The thesis investigates the question in what way the tribunal committed to solidarity within the broader context of a global anti-imperialist solidarity movement. More precisely, it discusses and assesses the way solidarity with the Vietnamese revolutionary forces was approached and articulated within the Tribunal. To do so, the thesis draws on theories of (political) solidarity, most notably by the philosopher Sally J. Scholz. Further, with the help of feminist, anti-racist and postcolonial theories, as well as materialist critique I seek to complement Scholz’ conception and develop an own critical understanding of international solidarity. For that, I assemble various approaches by scholars like Chandra Talpade Mohanty, bell hooks, Peggy McIntosh, and Stuart Hall, among others. With their help, the notion of solidarity will be advanced by aspects such as privilege, global power relations, and Western universalism. Moreover, the Tribunal is being contextualised within global anti-imperialist movements.
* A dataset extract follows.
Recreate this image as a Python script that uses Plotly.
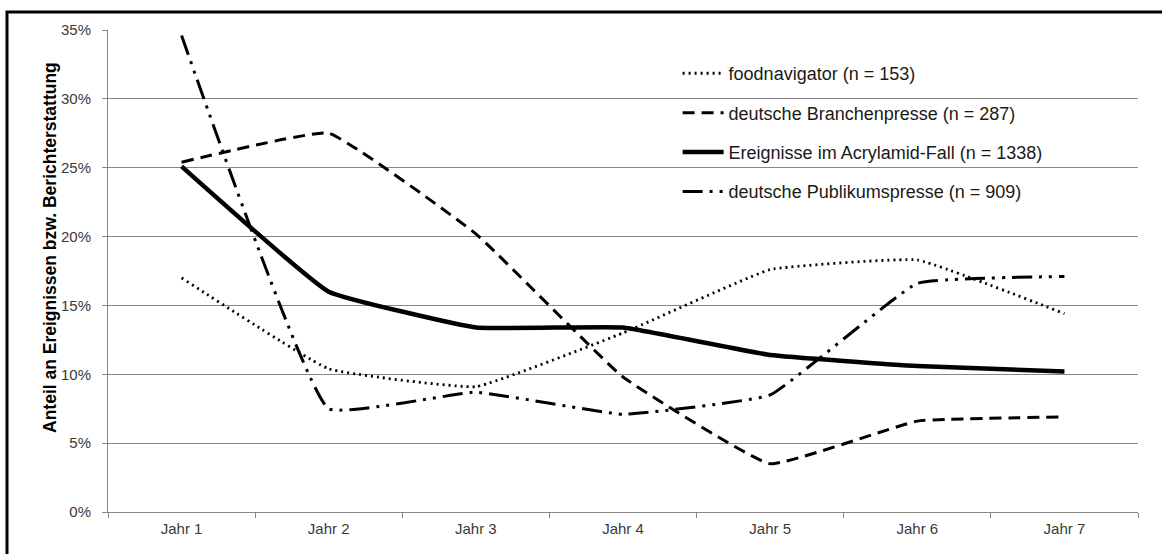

The Non-Aligned Movement, Third Worldism, the African American struggle against racial oppression, Tricontinentalism, as well as the New Left, provide the historic and discursive frame of reference to my analysis of that specific form of political solidarity. Against this theoretical and historical backdrop, the thesis analyses key texts of the publications as well as archival material of the IWCTV, which I was able to obtain from the Tamiment Library & Robert F. Wagner Labor Archives, New York. They include speeches by members of the Committee, reports, findings of the investigation teams, witness testimonies, and the verdicts. Ultimately, the thesis aims to connect the contemporary conception of political solidarity by Scholz, combined with various other critical inputs, with a historical event in order to carve out what chances and risks solidarity can imply for activist movements. In doing so, I pose the larger question of what internationalist and privilege-sensitive solidarity could look like today.


Lena Christoph is a MA student at the University of Vienna, majoring in global and late modern history. She earned her Bachelor of Arts degree in International Development, including minors in Philosophy and Gender Studies. Primarily engaging with feminist, post-colonial, as well as Marxist theories, her focus has been on social philosophy, decolonization, post-colonial conditions, and post-conflict justice and memory. She is currently researching global, anti-imperialist solidarity movements of the 1960s, writing her master’s thesis on the International War Crimes Tribunal on Vietnam (“Russell Tribunal”). Lena spent a semester at Monash University in Melbourne, Australia.